One of the key first steps in our reopening plan is to begin a phased return of staff and faculty to campus, which begins on Monday. In this first phase, essential service and operations staff will return to begin the preparations for the fall semester. Most employees will continue to work remotely for the time being and those slated to return have been notified. We expect each of the three phases in our plan to last three to four weeks, enabling us to be ready to welcome returning students for the fall semester.

Massachusetts and nearby Rhode Island continue to restrict the size and nature of large gatherings and it appears that these will not be lifted soon. As a result, there will be no major activities on campus throughout the summer. The senior class officers and Interim Dean of Students Zack Irish have communicated to the Class of 2020 and their families that we will be unable to host a live commencement for them here on campus this summer. However, the senior class officers have shifted immediately into planning for a separate and special celebration on campus sometime in the future, when it makes most sense. I know this is not what many had hoped for, including me, but I am very confident that we can create something in the near future that is very special and memorable for our amazing graduates. Stay tuned for more information as these plans are developed.

I also wanted to share with you news about two campus projects that are underway and that will bring change to some campus landmarks. First, if you were to visit campus right now you would see major work going on in front of the Admissions Building. By the end of the summer, the building will be accessible, something that is long overdue. The work will also result in a small plaza area in front of the building, offering a more welcoming environment to first-time visitors and our entire community.

Second, by the time students return to campus the bookstore will be moved from its current location into Balfour-Hood. It will be located in a renovated space adjacent to the mailroom, currently occupied by the Lyons Lounge and post office boxes. I understand from talking to some of our alumni that the bookstore actually used to be in that same location years ago. Current faculty, staff and students will hear many more details in the coming weeks about plans for the fall. Textbook ordering will be primarily online, offering many more options to purchase or rent books at the lowest cost possible and to have them delivered wherever you want.
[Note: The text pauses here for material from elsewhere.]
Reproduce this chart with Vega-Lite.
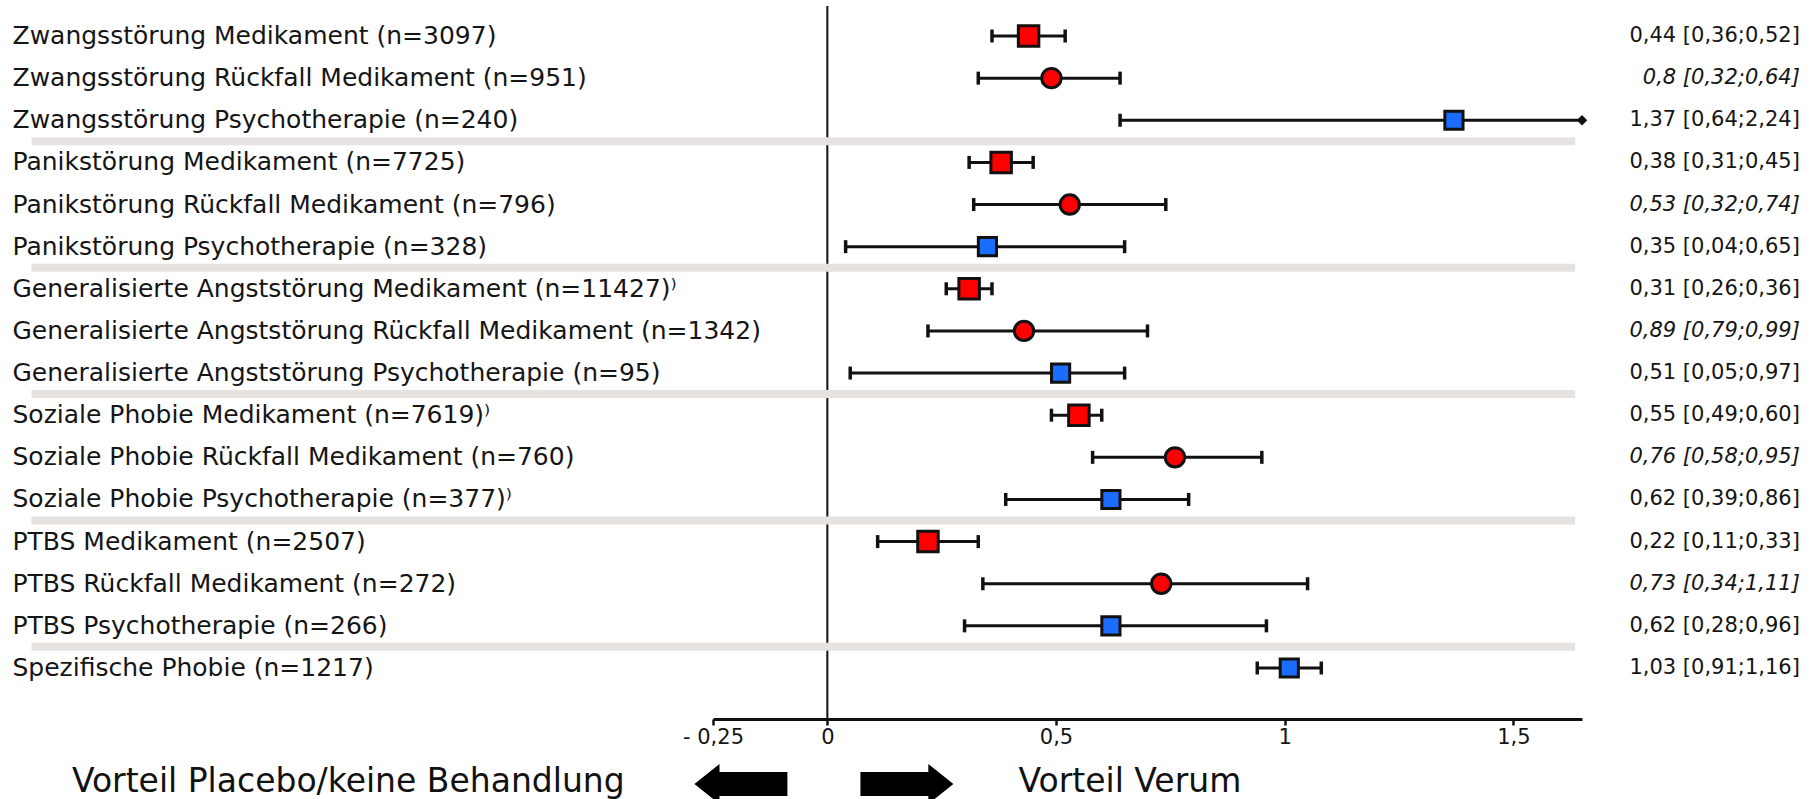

As you can see from the few updates I have highlighted in this email, Wheaton is dynamic and ever-changing. What is consistent, however, is the commitment and passion that so many in our community bring to driving this change. No matter how difficult the challenge or how big the change, I am inspired by the way this community comes together to support each other and to focus on what we must do to create a better Wheaton. Thank you for being a part of this amazing community and for engaging with all of us as we move forward.